Cassazione penale Sez. VI sentenza n. 1999 del 3 marzo 1993

(2 massime)

(massima n. 1)

Ai fini della configurabilità del delitto di maltrattamenti è sufficiente un lasso di tempo, ancorché limitato, e tuttavia utile alla realizzazione della ripetizione di atti vessatori idonea a determinare la sofferenza fisica o morale continuativa della parte offesa.

(massima n. 2)

Non incorre in nullità il giudice per le indagini preliminari che, in sede di patteggiamento, si riservi di pronunciare, anziché rendere la sentenza, così violando il principio di immediatezza della deliberazione.

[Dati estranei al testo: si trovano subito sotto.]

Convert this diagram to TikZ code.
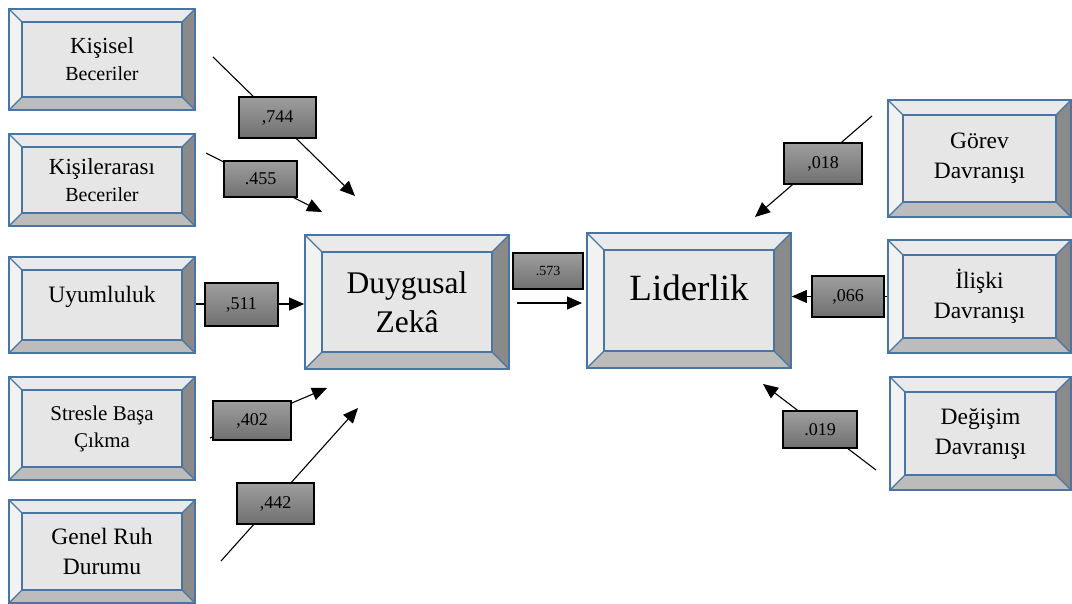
\documentclass[tikz,border=0pt]{standalone}
\usepackage{fontspec}
\setmainfont{Liberation Serif}
\usetikzlibrary{calc,arrows.meta}
\definecolor{edgeblue}{RGB}{72,117,163}
\definecolor{face}{RGB}{230,230,230}
\definecolor{bevtop}{RGB}{234,234,234}
\definecolor{bevleft}{RGB}{242,242,242}
\definecolor{bevright}{RGB}{138,138,138}
\definecolor{bevbot}{RGB}{188,188,188}
\definecolor{labtop}{RGB}{158,158,158}
\definecolor{labbot}{RGB}{112,112,112}
\newcommand\txt[2]{\fontsize{#1}{#2}\selectfont}
\begin{document}
\begin{tikzpicture}[x=1pt,y=-1pt,
  bevelbox/.style={rectangle, draw=edgeblue, line width=1.8pt, fill=face,
    inner sep=0pt, align=center,
    path picture={
      \path (path picture bounding box.north west) coordinate (bvNW)
            (path picture bounding box.north east) coordinate (bvNE)
            (path picture bounding box.south west) coordinate (bvSW)
            (path picture bounding box.south east) coordinate (bvSE);
      \path ($(bvNW)+(#1,#1)$) coordinate (bvINW)
            ($(bvNE)+(-#1,#1)$) coordinate (bvINE)
            ($(bvSW)+(#1,-#1)$) coordinate (bvISW)
            ($(bvSE)+(-#1,-#1)$) coordinate (bvISE);
      \fill[bevtop] (bvNW) -- (bvNE) -- (bvINE) -- (bvINW) -- cycle;
      \fill[bevleft] (bvNW) -- (bvINW) -- (bvISW) -- (bvSW) -- cycle;
      \fill[bevright] (bvNE) -- (bvSE) -- (bvISE) -- (bvINE) -- cycle;
      \fill[bevbot] (bvSW) -- (bvISW) -- (bvISE) -- (bvSE) -- cycle;
      \draw[edgeblue, line width=1.3pt] (bvNW) -- (bvINW) (bvNE) -- (bvINE)
            (bvSW) -- (bvISW) (bvSE) -- (bvISE);
      \draw[edgeblue, line width=1.8pt] (bvINW) rectangle (bvISE);
    }},
  bevelbox/.default=13,
  coef/.style={rectangle, draw=black, line width=1.1pt, top color=labtop,
    bottom color=labbot, inner sep=0pt, font=\txt{18}{18}},
  link/.style={line width=1.1pt, -{Triangle[length=15pt,width=13pt]}}
]
\useasboundingbox (0,0) rectangle (1072,604);

% predictors of emotional intelligence
\node[bevelbox, minimum width=186pt, minimum height=101pt, font=\txt{23}{27}] (kis) at (102,59.5)
  {Kişisel\\\txt{20}{27}Beceriler};
\node[bevelbox, minimum width=186pt, minimum height=92pt, font=\txt{23}{27}] (kisara) at (102,180)
  {Kişilerarası\\\txt{20}{27}Beceriler};
\node[bevelbox, minimum width=186pt, minimum height=96pt, font=\txt{23.5}{30}] (uyum) at (102,305)
  {\raisebox{2pt}[0pt][0pt]{Uyumluluk}};
\node[bevelbox, minimum width=186pt, minimum height=103pt, font=\txt{21}{27}] (stres) at (102,428.5)
  {Stresle Başa\\Çıkma};
\node[bevelbox, minimum width=186pt, minimum height=103pt, font=\txt{23.5}{30}] (ruh) at (102,551.5)
  {Genel Ruh\\Durumu};

% central constructs
\node[bevelbox=17, minimum width=204pt, minimum height=134pt, font=\txt{31.5}{39}] (dz) at (407,302)
  {Duygusal\\Zekâ};
\node[bevelbox=17, minimum width=204pt, minimum height=135pt, font=\txt{37}{44}] (lider) at (689,300.5)
  {\raisebox{0pt}[0pt][0pt]{Liderlik}};

% leadership behaviours
\node[bevelbox=15, minimum width=183pt, minimum height=117pt, font=\txt{23.5}{30}] (gorev) at (979.5,158.5)
  {Görev\\Davranışı};
\node[bevelbox=15, minimum width=183pt, minimum height=113pt, font=\txt{23.5}{30}] (iliski) at (979.5,296.5)
  {İlişki\\Davranışı};
\node[bevelbox=15, minimum width=181pt, minimum height=113pt, font=\txt{23.5}{30}] (degisim) at (980.5,433.5)
  {Değişim\\Davranışı};

% free ends of the paths
\coordinate (s1) at (213,57);   \coordinate (e1) at (355,196);
\coordinate (s2) at (206,153);  \coordinate (e2) at (322,212);
\coordinate (s4) at (210,438);  \coordinate (e4) at (327,388);
\coordinate (s5) at (221,561);  \coordinate (e5) at (358,408);
\coordinate (s6) at (517,303);  \coordinate (e6) at (582,303);
\coordinate (s7) at (872,116);  \coordinate (e7) at (755,217);
\coordinate (s9) at (876,470);  \coordinate (e9) at (763,384);
\coordinate (s3) at ($(uyum.east)+(0,-1)$);
\coordinate (s8) at (iliski.west);

% paths
\draw[link] (s1) -- (e1);
\draw[link] (s2) -- (e2);
\draw[link] (s3) -- (s3 -| dz.west);
\draw[link] (s4) -- (e4);
\draw[link] (s5) -- (e5);
\draw[link] (s6) -- (e6);
\draw[link] (s7) -- (e7);
\draw[link] (s8) -- (s8 -| lider.east);
\draw[link] (s9) -- (e9);

% path coefficients
\node[coef, minimum width=77pt, minimum height=41pt] (c1) at (277.5,117.5) {,744};
\node[coef, minimum width=73pt, minimum height=36pt] (c2) at (260.5,179) {.455};
\node[coef, minimum width=73pt, minimum height=43pt] (c3) at (241.5,304.5) {,511};
\node[coef, minimum width=78pt, minimum height=39pt] (c4) at (252,420.5) {,402};
\node[coef, minimum width=77pt, minimum height=41pt] (c5) at (275.5,503.5) {,442};
\node[coef, minimum width=70pt, minimum height=36pt, font=\txt{14}{14}] (c6) at (548,271) {.573};
\node[coef, minimum width=78pt, minimum height=41pt] (c7) at (823,163.5) {,018};
\node[coef, minimum width=72pt, minimum height=41pt] (c8) at (848,296.5) {,066};
\node[coef, minimum width=74pt, minimum height=37pt] (c9) at (820,429.5) {.019};
\end{tikzpicture}
\end{document}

Siffatto principio, fissato dall'art. 525, primo comma c.p.p. (applicabile anche quando il procedimento speciale di che trattasi si svolga nel corso delle indagini preliminari), diversamente da quello dell'immutabilità del giudice, stabilito dal secondo comma dell'art. 525 cit., non è sanzionato da nullità e, pertanto, la sua inosservanza è improduttiva di effetti ai sensi degli artt. 178 ss. c.p.p. Altrettanto è a dire quanto alla previsione contenuta nell'art. 448, primo comma c.p.p.: «... il giudice pronuncia immediatamente sentenza». Il suddetto comportamento del giudice, pertanto, va qualificato solo non formalmente corretto.